Westbound service continues north on Palmetto Street and then makes a left onto St. Nicholas Avenue. Service then turns left onto Gates Avenue, and continues via this street until it makes a right onto Classon Avenue. Buses then make a left onto Greene Avenue, and a right onto Fulton Street, which then becomes Joralemon Street. Service then turns right at Court Street, which turns into Cadman Plaza West, and reach the terminal.

==History==
The Brooklyn City Railroad opened a branch of their Fulton Street Line along Greene Avenue, Franklin Avenue, and Gates Avenue to Broadway by 1874. By 1897, the line was extended northeast along Gates Avenue past Broadway to Myrtle Avenue, and east along Myrtle Avenue on trackage built for the Bushwick Avenue Line to Ridgewood, Queens. Buses were substituted for streetcars on October 5, 1941.

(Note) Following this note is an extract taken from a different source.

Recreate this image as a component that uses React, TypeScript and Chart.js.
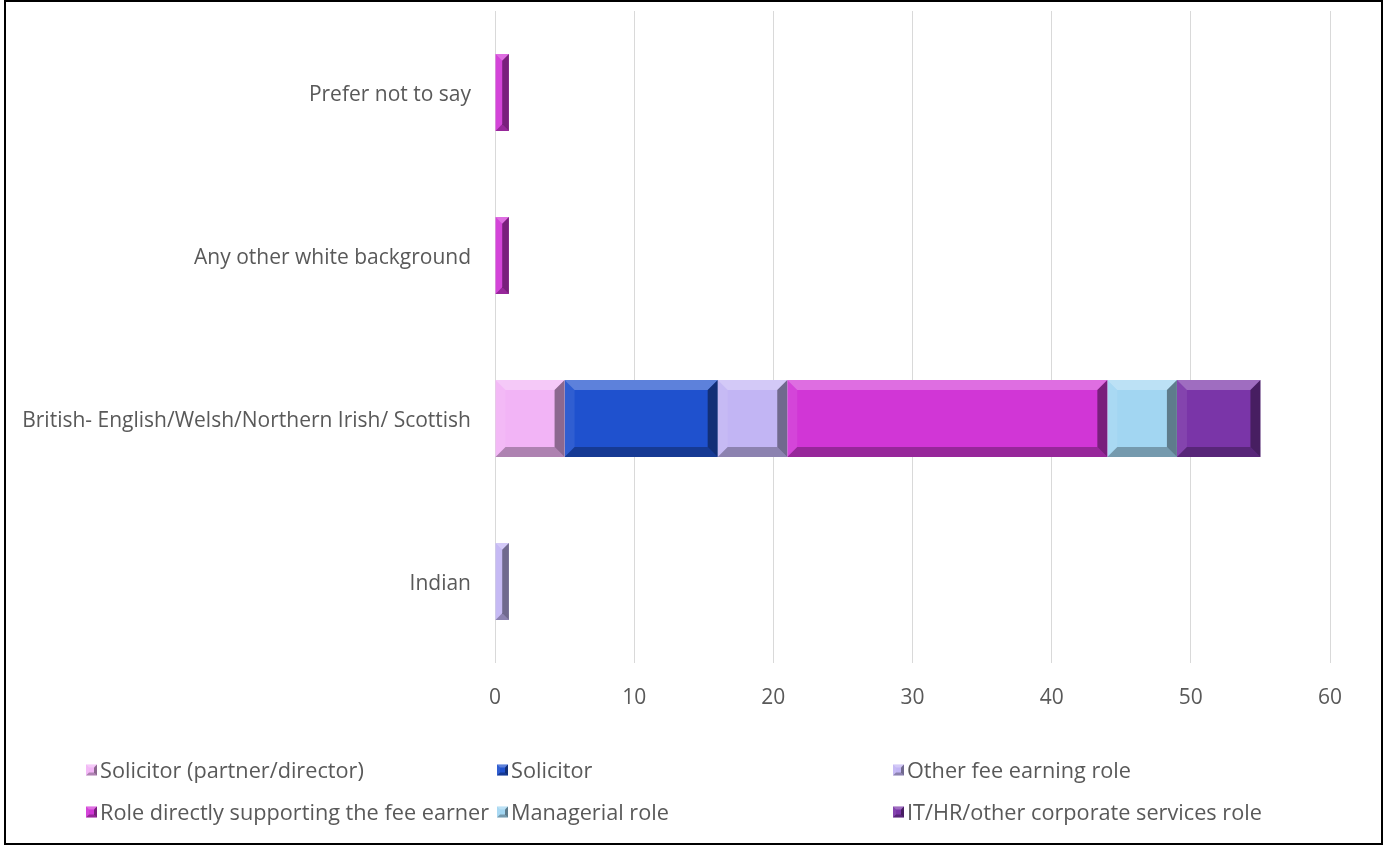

The B52 was rerouted to run two-way on Gates Avenue between Spring 1991 and October 1993 to accommodate the reconstruction of Greene Avenue and Quincy Street, which was subsequently deferred. The B52 returned to running eastbound on Quincy Street and Linden Street and running westbound on Gates Avenue. The local community then requested reinstating two-way service via Gates Avenue because the street was wider, there was less congestion, and because there were greater housing development densities on that street. Brooklyn Community Boards 2, 3 and 4 supported the change, and a public hearing was held on June 16, 1994. The change went into effect in January 1995.